A Turquia também tem críticas à Otan, em especial pelo que considera falta de reciprocidade, acusando a aliança militar de não levar a sério os temores de segurança do país apesar de décadas de lealdade.

Washington levantou, em maio de 2022, sanções econômicas à região administrativa autônoma curda no norte da Síria, na prática permitindo a ela manter relações comerciais com o exterior.

Essa região controlada pelos curdos na Síria é um pesadelo para Erdogan, que a vê como uma ameaça à integridade territorial da Turquia. O apoio americano aos combatentes curdos na Síria é um dos principais motivos de irritação do presidente turco com os Estados Unidos.

Além disso, os Estados Unidos abrigam o líder religioso Fethullah Gülen, que Erdogan acusa de planejar o fracassado golpe de Estado de 2016. Membros do governo turco já acusaram Washington de estar por trás da tentativa de golpe.

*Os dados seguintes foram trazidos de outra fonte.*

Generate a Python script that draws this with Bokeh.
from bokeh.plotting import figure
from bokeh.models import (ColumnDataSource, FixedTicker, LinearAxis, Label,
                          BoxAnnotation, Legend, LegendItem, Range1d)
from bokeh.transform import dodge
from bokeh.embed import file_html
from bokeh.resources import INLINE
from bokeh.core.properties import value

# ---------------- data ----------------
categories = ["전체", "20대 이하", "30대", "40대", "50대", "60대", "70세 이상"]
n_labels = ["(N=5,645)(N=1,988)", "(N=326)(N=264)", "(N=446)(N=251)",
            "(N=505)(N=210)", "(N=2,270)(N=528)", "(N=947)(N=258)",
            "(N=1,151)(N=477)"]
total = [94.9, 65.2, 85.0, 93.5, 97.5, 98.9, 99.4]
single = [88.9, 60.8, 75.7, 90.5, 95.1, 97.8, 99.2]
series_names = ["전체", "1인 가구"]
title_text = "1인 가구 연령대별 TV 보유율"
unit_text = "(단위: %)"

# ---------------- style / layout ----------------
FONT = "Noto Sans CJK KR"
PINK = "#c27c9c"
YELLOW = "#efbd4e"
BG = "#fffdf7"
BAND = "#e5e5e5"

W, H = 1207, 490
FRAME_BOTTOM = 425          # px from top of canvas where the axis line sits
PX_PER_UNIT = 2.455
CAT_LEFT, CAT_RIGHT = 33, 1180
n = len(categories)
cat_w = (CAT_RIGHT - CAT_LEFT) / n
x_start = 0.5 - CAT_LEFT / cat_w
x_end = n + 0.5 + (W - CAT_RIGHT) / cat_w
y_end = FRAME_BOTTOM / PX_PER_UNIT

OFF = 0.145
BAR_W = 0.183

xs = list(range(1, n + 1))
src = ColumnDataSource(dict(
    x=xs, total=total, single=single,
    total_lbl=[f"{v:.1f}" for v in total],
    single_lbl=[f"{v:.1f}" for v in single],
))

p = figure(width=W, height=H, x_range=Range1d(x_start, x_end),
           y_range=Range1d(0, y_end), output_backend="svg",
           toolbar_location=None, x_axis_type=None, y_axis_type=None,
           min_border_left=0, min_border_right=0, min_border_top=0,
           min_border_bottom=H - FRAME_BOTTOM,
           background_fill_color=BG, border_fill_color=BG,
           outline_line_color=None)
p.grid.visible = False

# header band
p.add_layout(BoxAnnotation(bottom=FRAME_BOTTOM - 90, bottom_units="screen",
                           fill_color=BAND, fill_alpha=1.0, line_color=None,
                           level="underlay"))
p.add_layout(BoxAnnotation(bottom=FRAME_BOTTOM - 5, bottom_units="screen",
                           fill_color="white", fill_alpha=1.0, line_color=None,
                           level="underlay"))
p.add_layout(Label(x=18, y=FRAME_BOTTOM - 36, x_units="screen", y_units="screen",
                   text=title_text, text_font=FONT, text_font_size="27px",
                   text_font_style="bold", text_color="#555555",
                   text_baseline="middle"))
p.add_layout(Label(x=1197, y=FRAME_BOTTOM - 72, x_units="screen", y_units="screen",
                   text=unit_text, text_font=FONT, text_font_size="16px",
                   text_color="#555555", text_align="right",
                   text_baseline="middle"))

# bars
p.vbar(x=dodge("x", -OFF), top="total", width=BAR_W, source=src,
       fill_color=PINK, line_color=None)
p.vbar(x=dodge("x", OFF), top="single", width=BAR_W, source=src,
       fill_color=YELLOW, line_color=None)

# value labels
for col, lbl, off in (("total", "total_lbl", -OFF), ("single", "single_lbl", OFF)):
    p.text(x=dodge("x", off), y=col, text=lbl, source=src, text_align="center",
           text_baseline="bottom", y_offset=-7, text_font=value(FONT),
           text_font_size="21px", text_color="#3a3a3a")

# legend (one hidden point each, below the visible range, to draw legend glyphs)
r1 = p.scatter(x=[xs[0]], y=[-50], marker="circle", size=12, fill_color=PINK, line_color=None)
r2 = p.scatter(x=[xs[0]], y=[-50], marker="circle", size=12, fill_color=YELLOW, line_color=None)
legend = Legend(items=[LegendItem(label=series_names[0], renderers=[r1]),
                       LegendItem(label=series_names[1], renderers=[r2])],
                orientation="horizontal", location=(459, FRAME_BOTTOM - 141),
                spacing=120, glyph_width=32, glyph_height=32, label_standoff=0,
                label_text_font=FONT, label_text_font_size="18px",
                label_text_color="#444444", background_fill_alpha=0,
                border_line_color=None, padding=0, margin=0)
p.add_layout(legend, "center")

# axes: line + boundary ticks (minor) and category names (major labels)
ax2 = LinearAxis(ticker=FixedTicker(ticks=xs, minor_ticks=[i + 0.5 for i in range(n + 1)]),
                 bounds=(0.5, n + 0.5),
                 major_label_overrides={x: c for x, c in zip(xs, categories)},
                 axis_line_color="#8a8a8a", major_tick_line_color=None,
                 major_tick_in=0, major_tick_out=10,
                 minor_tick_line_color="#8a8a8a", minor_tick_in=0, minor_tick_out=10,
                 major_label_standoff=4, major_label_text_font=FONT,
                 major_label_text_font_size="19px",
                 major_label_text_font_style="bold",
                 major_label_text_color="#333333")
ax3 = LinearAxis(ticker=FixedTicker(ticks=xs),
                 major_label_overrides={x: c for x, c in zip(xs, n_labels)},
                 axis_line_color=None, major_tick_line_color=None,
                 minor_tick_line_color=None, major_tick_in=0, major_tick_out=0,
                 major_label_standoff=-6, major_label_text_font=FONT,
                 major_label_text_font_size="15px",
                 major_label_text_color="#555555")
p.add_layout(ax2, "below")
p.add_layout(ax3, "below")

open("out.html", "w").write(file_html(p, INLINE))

A Otan sem a Turquia é um devaneio. A Turquia é um ator fundamental na guerra na Síria e controla a entrada de navios no Mar Negro a partir do Mediterrâneo, para citar apenas dois pontos.

Da mesma foram, a Turquia tem interesse no poder de defesa oferecido pela participação na Otan – pelas regras da aliança militar, quem ataca um membro, gera uma resposta de todos.